**Short task**
Scan each line of the records for the word "document" and extract the ones that have it.

**Data for this exercise**
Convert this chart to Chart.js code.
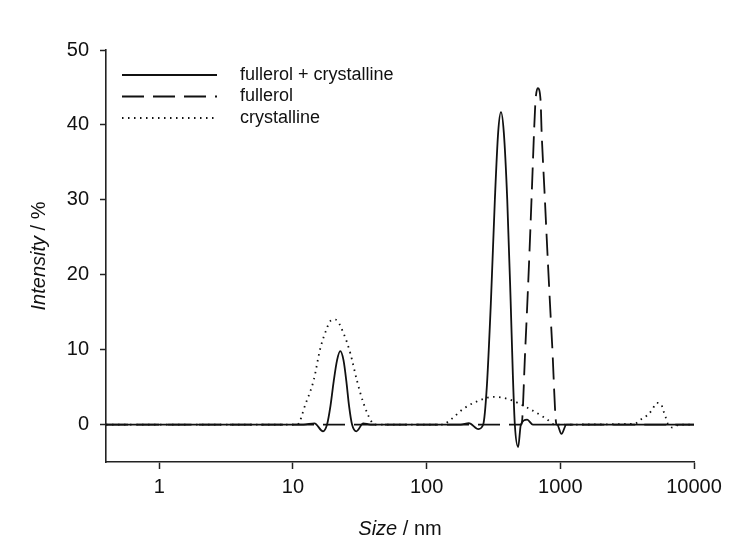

---

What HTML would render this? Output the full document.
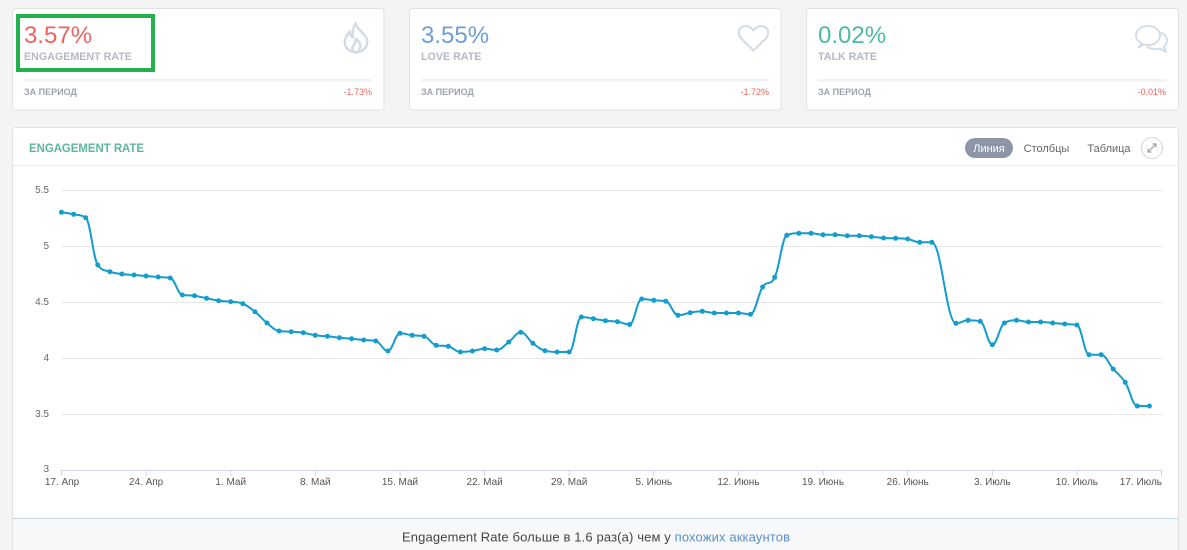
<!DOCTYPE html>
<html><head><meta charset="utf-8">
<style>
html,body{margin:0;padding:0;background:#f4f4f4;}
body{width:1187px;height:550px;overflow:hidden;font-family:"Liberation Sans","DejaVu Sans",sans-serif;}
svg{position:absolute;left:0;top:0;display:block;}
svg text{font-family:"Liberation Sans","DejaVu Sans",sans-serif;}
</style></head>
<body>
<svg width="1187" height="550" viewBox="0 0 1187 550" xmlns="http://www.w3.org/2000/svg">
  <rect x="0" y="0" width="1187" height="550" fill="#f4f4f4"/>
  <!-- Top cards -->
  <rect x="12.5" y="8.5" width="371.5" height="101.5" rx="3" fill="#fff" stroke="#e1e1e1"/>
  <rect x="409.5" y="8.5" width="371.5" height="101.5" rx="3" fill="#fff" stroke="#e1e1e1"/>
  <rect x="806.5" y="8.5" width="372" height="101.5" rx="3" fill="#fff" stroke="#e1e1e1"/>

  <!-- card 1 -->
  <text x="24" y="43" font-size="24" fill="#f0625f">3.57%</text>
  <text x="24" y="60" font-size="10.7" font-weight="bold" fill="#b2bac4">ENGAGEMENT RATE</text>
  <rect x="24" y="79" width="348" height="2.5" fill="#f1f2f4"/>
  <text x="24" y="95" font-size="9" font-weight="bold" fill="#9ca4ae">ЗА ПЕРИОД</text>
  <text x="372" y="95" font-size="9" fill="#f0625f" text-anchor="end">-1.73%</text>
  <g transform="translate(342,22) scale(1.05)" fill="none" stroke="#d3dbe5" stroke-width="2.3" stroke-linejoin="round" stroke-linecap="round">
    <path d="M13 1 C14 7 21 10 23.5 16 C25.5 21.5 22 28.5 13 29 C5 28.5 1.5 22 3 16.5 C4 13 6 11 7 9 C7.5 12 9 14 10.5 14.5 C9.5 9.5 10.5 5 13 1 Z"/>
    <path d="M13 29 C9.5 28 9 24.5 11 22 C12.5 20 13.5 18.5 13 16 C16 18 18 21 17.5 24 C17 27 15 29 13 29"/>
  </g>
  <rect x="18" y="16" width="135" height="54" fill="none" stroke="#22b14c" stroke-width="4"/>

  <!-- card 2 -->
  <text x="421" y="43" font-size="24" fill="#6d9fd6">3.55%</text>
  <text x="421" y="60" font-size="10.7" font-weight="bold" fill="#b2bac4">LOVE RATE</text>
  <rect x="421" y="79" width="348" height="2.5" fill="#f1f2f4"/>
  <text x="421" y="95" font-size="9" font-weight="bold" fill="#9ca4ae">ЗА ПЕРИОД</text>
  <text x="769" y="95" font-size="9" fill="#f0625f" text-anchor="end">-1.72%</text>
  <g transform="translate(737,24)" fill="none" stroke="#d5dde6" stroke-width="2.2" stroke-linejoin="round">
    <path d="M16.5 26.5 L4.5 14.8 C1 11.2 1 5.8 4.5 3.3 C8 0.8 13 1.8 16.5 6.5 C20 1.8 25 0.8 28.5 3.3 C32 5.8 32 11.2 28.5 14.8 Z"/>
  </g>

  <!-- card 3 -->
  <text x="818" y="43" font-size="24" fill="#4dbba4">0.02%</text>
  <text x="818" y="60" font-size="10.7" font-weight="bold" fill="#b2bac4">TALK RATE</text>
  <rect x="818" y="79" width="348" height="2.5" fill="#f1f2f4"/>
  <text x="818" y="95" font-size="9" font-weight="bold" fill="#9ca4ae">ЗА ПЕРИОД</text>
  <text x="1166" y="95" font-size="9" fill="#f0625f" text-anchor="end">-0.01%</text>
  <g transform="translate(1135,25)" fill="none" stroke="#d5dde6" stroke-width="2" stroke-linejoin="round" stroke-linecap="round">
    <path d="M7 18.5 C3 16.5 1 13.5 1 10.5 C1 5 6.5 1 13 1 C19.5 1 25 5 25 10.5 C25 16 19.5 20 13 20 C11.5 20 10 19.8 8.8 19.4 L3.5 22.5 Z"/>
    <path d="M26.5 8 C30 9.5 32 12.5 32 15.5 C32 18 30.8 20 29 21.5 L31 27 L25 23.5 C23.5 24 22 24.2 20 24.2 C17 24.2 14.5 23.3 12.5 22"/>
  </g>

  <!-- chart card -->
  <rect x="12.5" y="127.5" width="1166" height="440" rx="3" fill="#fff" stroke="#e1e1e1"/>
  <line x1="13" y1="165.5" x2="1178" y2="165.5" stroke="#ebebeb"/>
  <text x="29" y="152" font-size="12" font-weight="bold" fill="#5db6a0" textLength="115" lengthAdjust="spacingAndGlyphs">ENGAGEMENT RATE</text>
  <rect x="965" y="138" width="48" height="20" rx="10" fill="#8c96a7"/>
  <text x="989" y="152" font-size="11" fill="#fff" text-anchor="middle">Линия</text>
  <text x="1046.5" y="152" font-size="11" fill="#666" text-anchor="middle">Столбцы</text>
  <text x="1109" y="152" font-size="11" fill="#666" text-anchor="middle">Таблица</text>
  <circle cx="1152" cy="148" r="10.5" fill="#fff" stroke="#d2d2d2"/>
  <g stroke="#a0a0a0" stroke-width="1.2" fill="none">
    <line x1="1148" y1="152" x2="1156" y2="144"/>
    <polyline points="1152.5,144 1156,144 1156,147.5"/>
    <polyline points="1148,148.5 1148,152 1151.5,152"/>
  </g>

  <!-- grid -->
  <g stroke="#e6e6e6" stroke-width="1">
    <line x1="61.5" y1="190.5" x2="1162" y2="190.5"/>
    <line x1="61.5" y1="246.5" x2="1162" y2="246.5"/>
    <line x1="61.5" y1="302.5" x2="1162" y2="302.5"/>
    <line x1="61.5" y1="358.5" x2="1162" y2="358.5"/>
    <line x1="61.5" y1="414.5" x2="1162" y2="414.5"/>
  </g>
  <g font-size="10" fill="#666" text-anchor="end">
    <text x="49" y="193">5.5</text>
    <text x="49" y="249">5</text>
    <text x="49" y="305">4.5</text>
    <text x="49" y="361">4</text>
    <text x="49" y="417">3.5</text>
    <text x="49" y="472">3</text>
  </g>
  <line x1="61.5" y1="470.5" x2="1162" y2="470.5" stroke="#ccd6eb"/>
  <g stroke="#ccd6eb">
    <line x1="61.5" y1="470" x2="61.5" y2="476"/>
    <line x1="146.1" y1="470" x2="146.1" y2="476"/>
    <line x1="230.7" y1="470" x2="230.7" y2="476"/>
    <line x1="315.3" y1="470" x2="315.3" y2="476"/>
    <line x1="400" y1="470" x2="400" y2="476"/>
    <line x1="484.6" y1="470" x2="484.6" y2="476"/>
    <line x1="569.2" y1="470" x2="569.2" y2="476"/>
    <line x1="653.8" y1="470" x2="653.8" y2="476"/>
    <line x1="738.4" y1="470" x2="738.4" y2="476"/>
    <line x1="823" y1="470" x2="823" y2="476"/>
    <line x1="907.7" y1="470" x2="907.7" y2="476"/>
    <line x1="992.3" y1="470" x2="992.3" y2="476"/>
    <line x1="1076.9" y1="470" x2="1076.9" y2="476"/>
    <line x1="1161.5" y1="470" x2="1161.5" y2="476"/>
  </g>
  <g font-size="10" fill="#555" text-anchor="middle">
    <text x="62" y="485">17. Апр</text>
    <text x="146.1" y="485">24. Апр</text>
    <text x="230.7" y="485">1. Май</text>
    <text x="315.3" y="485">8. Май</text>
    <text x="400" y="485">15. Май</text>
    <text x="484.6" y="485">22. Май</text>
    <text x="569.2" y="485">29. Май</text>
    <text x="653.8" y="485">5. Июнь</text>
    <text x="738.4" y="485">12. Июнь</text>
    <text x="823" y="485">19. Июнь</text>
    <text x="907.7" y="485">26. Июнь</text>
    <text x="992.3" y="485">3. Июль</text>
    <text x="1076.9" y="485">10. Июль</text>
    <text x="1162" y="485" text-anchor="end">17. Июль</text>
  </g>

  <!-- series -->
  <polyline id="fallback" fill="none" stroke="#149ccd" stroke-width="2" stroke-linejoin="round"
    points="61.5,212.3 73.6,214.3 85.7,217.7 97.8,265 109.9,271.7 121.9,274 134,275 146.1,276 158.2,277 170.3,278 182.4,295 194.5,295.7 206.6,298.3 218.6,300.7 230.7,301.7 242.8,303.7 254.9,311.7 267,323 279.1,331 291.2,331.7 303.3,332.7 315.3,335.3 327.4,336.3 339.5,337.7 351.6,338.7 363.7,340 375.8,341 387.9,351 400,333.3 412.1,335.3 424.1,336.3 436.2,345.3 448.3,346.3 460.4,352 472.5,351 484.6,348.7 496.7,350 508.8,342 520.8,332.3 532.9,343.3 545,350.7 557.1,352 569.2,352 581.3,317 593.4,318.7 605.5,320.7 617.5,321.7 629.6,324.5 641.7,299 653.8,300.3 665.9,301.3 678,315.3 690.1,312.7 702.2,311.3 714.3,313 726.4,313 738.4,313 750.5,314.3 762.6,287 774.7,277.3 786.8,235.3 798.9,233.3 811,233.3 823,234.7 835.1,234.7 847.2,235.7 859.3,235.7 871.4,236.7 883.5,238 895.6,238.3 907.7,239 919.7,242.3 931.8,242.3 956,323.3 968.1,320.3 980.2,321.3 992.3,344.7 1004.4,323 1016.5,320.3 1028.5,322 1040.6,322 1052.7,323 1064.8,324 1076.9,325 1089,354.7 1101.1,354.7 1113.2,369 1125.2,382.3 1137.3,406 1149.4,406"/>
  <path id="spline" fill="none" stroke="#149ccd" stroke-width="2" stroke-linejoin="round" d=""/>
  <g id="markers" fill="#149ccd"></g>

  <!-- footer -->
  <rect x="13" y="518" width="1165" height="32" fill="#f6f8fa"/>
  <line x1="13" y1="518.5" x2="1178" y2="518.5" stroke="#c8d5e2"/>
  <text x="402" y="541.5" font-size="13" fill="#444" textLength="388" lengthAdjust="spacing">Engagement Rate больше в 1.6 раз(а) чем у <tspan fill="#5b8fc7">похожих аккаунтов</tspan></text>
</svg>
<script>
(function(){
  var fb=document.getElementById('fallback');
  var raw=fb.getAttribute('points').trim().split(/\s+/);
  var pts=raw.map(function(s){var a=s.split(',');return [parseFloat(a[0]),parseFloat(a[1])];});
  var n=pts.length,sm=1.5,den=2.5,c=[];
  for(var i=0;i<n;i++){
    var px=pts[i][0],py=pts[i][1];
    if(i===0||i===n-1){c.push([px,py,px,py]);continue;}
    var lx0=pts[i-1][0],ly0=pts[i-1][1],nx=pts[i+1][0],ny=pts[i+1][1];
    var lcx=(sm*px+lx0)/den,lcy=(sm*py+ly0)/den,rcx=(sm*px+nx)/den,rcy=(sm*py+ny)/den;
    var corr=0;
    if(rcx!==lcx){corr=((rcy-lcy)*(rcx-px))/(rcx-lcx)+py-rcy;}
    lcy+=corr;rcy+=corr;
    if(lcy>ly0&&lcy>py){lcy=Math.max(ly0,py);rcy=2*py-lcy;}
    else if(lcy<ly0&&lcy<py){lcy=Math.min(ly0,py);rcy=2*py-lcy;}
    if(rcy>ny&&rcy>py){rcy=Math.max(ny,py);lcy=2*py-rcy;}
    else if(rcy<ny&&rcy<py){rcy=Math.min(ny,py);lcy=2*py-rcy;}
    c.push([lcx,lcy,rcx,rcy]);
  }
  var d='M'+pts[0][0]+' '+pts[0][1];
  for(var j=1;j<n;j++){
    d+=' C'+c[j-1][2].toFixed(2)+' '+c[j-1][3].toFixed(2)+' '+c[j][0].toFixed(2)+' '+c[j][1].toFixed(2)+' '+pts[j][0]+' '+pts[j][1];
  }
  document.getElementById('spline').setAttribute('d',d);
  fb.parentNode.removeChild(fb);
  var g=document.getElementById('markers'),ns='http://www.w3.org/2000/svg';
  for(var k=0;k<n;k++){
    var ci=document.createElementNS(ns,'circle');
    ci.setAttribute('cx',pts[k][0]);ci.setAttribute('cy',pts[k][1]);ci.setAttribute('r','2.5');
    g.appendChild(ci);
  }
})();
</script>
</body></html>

* * *

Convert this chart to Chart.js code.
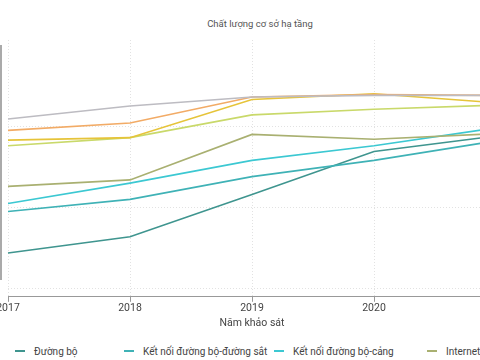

**Answer to the problem**
What HTML would render this? Output the full document.
  var fb=document.getElementById('fallback');
  document.getElementById('spline').setAttribute('d',d);
  var g=document.getElementById('markers'),ns='http://www.w3.org/2000/svg';
    var ci=document.createElementNS(ns,'circle');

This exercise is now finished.